## Given request
Copy out all lines with the word "this" in them.

(Plotting code records)

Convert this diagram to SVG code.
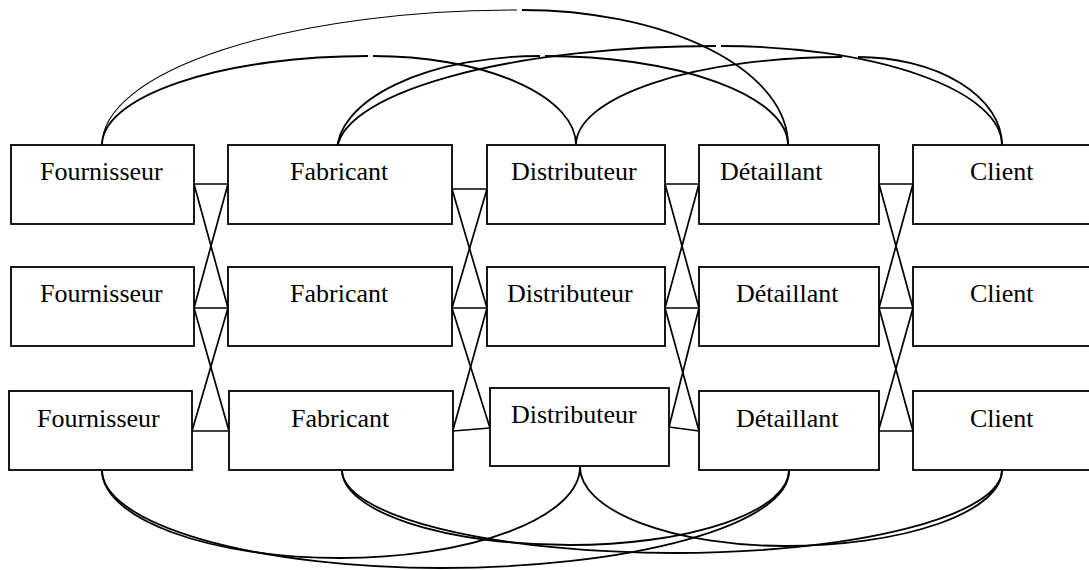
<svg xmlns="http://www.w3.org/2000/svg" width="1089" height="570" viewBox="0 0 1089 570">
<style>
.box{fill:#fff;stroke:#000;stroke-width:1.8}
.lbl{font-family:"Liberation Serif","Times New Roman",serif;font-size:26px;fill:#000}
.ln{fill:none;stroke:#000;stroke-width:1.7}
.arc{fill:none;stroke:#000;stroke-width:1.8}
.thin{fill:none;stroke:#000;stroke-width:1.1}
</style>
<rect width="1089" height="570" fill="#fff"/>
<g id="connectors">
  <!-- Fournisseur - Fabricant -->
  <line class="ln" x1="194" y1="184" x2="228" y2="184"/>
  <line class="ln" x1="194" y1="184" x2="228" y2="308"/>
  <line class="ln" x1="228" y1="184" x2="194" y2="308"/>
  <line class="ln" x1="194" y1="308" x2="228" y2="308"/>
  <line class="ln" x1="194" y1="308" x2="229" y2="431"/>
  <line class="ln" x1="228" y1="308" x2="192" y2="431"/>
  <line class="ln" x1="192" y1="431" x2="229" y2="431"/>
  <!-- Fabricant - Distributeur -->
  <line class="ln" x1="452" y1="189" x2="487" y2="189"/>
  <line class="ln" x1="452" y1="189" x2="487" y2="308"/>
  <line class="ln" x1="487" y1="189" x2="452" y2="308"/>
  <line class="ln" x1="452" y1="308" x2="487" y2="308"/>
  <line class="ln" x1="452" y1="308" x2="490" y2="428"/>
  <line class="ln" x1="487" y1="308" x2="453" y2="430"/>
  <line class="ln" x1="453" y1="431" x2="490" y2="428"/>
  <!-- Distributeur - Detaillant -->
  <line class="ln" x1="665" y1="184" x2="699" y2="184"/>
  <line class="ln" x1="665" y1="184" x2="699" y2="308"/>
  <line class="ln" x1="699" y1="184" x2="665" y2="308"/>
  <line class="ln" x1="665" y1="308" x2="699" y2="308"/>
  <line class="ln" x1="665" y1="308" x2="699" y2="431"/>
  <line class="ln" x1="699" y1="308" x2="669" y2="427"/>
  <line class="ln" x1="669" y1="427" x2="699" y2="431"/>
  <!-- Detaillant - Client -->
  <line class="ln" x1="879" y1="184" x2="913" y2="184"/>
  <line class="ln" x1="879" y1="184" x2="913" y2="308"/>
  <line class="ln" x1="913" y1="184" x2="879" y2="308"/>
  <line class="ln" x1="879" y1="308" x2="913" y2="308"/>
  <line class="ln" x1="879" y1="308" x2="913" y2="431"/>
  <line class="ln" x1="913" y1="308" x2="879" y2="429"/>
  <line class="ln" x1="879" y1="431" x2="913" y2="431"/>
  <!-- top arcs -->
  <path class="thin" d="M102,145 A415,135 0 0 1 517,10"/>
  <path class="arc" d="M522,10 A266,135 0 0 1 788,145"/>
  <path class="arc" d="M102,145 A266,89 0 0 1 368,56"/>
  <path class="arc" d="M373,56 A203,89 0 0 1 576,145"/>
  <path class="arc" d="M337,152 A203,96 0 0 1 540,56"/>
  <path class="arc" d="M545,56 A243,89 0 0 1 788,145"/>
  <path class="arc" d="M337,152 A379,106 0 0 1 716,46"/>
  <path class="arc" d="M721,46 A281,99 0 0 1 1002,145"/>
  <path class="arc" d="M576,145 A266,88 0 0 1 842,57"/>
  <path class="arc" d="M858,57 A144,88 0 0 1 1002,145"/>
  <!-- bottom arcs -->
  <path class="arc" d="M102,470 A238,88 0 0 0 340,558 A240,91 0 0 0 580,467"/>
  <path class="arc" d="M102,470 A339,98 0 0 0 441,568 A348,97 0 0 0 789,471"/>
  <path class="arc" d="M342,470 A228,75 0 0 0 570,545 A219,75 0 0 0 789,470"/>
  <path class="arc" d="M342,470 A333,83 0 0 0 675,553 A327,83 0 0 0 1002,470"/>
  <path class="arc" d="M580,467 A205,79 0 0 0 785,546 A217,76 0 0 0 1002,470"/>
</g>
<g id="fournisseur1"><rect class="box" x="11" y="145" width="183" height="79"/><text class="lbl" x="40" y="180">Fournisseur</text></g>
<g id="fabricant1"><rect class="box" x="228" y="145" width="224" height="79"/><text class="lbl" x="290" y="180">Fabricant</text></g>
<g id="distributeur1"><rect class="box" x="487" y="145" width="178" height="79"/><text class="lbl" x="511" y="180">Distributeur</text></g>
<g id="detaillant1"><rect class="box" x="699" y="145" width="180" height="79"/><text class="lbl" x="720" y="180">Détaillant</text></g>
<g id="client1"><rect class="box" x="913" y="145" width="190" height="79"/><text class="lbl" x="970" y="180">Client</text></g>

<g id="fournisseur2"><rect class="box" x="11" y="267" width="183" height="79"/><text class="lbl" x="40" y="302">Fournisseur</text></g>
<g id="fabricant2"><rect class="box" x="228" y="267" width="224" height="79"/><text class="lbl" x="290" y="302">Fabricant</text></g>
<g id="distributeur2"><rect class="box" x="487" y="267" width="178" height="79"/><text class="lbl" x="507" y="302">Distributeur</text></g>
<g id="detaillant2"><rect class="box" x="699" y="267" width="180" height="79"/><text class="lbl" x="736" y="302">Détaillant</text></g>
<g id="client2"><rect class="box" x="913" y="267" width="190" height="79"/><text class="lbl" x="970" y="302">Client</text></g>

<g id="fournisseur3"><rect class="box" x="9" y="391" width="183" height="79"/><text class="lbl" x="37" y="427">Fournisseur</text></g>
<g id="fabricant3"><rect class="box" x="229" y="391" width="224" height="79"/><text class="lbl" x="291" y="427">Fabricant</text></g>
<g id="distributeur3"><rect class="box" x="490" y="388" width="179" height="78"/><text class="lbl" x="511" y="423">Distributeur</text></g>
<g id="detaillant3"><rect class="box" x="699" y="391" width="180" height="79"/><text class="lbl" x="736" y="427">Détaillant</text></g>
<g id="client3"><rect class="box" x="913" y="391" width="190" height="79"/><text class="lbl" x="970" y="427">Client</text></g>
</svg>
--
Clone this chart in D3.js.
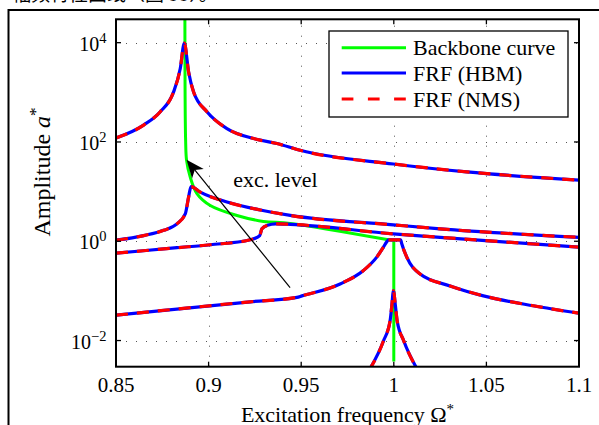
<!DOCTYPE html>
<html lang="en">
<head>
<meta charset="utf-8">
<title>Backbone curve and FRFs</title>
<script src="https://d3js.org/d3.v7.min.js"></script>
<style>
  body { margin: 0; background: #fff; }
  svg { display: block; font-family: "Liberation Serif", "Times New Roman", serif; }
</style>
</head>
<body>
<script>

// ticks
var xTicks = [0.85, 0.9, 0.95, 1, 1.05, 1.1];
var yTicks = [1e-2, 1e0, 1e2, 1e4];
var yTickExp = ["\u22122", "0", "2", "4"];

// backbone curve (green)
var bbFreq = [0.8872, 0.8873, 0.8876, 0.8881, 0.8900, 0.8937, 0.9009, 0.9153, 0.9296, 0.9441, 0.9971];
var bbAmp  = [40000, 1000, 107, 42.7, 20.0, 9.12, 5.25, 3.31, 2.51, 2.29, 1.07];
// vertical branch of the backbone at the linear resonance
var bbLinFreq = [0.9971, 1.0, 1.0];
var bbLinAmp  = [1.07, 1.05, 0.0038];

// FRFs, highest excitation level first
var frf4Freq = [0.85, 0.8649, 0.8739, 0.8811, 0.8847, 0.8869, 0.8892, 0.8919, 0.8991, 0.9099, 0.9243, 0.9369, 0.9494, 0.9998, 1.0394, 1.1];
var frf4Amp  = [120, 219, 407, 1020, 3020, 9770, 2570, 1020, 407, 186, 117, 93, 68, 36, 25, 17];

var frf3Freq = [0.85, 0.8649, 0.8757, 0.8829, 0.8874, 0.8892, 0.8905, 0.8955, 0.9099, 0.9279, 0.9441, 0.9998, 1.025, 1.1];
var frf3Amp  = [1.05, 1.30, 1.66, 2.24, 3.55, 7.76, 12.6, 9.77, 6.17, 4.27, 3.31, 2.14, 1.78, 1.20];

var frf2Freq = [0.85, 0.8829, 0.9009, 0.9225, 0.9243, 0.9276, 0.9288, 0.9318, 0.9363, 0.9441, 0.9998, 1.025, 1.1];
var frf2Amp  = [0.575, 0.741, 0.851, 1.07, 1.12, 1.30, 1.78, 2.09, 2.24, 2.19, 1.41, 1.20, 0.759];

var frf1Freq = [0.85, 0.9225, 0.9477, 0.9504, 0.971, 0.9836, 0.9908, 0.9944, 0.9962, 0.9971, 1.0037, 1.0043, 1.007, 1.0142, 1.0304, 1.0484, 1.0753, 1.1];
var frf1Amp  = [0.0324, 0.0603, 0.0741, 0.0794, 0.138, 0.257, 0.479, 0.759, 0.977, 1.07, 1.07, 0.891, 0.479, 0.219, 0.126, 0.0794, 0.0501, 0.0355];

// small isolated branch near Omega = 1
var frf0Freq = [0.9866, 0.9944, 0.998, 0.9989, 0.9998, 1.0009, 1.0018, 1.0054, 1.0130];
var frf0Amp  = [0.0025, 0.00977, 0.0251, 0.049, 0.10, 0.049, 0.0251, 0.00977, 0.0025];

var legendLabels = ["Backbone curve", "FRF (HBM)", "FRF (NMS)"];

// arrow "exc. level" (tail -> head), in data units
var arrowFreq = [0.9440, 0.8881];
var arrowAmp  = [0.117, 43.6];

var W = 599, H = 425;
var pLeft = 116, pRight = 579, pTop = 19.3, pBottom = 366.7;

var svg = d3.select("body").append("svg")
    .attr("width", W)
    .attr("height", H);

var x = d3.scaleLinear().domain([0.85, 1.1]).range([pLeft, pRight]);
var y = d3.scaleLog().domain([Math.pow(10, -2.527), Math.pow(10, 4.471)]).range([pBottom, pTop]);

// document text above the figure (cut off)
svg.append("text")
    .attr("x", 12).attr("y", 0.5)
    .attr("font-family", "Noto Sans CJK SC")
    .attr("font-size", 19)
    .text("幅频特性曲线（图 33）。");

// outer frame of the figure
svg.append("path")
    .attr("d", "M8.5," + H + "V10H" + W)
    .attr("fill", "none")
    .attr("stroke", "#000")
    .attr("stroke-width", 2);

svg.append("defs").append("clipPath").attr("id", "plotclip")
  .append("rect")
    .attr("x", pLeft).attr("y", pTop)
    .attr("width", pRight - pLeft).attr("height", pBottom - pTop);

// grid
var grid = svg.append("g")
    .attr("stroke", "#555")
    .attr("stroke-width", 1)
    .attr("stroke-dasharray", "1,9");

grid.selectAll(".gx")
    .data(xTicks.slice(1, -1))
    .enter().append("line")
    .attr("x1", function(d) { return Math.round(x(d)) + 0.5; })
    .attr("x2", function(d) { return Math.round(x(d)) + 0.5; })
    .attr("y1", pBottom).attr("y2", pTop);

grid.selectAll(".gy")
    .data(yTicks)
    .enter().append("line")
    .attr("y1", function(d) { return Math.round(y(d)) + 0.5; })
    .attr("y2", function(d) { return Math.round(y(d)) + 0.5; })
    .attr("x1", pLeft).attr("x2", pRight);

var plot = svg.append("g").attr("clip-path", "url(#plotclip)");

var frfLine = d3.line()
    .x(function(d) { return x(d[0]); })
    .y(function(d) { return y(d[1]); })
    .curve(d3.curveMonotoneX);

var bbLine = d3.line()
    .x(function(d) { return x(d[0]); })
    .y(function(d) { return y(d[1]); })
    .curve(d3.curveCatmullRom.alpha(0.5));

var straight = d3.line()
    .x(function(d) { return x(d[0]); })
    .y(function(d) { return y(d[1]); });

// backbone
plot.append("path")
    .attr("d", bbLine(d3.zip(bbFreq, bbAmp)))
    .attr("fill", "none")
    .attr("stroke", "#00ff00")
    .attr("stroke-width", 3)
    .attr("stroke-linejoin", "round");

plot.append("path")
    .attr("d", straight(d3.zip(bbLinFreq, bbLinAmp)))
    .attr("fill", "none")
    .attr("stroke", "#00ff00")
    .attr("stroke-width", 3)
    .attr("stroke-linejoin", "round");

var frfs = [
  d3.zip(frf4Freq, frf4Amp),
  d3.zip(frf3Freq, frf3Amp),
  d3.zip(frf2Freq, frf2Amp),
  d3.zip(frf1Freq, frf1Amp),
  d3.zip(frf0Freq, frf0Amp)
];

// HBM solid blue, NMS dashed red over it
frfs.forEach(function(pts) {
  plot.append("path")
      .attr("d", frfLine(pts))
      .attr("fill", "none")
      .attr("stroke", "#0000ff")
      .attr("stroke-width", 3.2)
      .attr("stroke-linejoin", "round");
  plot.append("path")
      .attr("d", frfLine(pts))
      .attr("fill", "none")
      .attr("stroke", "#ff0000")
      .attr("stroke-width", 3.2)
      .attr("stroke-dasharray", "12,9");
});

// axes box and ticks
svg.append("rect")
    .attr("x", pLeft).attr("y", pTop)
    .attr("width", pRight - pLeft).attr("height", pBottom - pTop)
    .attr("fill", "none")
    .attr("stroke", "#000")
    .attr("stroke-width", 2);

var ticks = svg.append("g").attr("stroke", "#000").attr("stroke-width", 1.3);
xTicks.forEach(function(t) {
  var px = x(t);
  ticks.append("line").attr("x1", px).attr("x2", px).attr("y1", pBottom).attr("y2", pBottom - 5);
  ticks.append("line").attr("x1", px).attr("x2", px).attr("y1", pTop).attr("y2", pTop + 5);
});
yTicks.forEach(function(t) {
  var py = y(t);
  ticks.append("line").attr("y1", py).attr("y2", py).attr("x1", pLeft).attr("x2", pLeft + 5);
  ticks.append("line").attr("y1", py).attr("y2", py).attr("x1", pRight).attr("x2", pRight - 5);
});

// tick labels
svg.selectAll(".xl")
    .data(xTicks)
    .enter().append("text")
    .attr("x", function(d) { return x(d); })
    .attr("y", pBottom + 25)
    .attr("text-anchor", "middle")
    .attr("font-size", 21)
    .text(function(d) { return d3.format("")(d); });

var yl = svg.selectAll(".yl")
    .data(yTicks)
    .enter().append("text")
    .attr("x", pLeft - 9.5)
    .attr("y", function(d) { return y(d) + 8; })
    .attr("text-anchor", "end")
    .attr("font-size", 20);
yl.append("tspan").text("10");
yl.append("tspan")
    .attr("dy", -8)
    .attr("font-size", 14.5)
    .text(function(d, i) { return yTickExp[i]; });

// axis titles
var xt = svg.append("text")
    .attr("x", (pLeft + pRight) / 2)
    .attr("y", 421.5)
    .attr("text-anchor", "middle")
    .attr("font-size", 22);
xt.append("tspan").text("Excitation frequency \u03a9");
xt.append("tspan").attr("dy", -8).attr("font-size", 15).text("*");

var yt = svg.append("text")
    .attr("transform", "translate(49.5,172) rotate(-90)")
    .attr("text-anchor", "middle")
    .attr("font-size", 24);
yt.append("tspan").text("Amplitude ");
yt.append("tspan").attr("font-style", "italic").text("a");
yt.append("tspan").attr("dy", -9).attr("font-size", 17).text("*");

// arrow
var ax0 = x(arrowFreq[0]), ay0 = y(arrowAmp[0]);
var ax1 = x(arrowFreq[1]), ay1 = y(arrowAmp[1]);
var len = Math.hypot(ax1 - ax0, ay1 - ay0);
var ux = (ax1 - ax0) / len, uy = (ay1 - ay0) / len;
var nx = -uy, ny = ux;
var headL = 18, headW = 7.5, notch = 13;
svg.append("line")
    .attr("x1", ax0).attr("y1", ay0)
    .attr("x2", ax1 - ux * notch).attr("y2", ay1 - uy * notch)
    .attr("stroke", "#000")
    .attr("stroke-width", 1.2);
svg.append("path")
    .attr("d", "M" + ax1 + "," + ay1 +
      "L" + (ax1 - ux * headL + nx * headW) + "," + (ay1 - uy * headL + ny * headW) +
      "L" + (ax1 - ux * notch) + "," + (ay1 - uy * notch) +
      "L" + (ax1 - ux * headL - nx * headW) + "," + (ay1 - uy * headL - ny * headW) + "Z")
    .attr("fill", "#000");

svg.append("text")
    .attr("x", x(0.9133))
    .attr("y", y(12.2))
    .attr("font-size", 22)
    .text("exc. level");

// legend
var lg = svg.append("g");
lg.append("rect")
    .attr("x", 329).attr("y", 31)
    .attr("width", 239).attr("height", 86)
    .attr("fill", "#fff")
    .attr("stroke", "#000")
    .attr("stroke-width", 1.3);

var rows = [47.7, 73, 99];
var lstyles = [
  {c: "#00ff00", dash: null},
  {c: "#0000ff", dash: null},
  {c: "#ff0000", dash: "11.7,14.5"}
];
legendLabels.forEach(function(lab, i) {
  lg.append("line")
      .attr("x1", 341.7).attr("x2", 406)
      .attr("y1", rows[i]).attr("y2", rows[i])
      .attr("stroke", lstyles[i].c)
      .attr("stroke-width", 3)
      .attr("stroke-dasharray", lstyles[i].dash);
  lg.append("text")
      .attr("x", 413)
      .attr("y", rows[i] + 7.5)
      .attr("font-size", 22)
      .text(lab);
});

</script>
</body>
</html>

## Full solution
Convert this diagram to SVG code.
Clone this chart in D3.js.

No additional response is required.